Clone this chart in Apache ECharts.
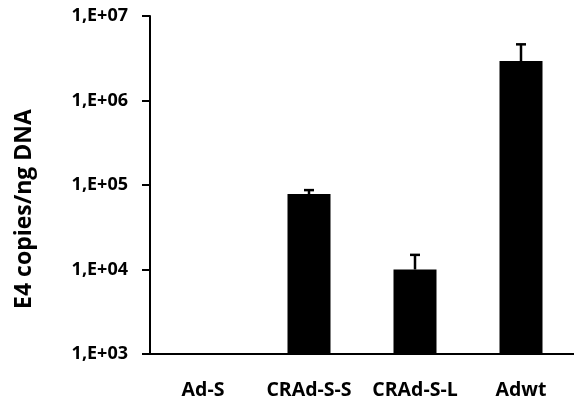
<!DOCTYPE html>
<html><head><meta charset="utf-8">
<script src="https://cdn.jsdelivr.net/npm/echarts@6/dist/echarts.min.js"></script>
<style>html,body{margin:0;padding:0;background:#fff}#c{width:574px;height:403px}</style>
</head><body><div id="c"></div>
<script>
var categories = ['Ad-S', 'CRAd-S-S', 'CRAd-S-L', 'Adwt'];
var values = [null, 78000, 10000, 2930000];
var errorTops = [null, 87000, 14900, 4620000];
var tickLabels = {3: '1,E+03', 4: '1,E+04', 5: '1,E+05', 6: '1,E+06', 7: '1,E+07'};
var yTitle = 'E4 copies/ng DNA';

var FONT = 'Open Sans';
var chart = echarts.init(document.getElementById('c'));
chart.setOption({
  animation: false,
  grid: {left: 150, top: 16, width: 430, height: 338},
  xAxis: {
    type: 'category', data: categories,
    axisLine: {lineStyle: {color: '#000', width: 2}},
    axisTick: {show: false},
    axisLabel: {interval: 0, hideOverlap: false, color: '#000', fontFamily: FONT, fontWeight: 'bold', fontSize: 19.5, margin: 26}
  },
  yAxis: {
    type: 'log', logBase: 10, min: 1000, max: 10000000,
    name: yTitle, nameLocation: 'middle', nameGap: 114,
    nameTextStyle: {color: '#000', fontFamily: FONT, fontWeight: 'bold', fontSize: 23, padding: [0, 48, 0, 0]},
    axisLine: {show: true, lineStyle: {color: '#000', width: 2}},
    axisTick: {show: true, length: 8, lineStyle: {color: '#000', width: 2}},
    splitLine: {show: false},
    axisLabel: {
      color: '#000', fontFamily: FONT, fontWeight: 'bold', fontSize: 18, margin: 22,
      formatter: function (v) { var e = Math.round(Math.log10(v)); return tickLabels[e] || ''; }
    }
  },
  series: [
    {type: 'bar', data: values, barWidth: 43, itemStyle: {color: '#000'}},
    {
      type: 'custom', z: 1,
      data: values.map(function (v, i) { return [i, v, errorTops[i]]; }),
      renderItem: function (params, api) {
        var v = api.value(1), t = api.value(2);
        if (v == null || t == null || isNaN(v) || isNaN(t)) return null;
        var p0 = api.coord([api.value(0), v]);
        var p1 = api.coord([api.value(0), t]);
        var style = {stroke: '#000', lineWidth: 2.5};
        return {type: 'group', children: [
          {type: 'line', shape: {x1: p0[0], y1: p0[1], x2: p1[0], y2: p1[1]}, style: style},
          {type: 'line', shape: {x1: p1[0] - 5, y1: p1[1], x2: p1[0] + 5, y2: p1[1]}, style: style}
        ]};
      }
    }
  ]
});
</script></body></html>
======
**TO DO:** With the pictures left out, restate word for word every line of the data above, from the first down to the line that contains "var yTitle = 'E4 copies/ng DNA';".

**ANSWER TO THE EXERCISE:**
Clone this chart in Apache ECharts.
<!DOCTYPE html>
<html><head><meta charset="utf-8">
<script src="https://cdn.jsdelivr.net/npm/echarts@6/dist/echarts.min.js"></script>
<style>html,body{margin:0;padding:0;background:#fff}#c{width:574px;height:403px}</style>
</head><body><div id="c"></div>
<script>
var categories = ['Ad-S', 'CRAd-S-S', 'CRAd-S-L', 'Adwt'];
var values = [null, 78000, 10000, 2930000];
var errorTops = [null, 87000, 14900, 4620000];
var tickLabels = {3: '1,E+03', 4: '1,E+04', 5: '1,E+05', 6: '1,E+06', 7: '1,E+07'};
var yTitle = 'E4 copies/ng DNA';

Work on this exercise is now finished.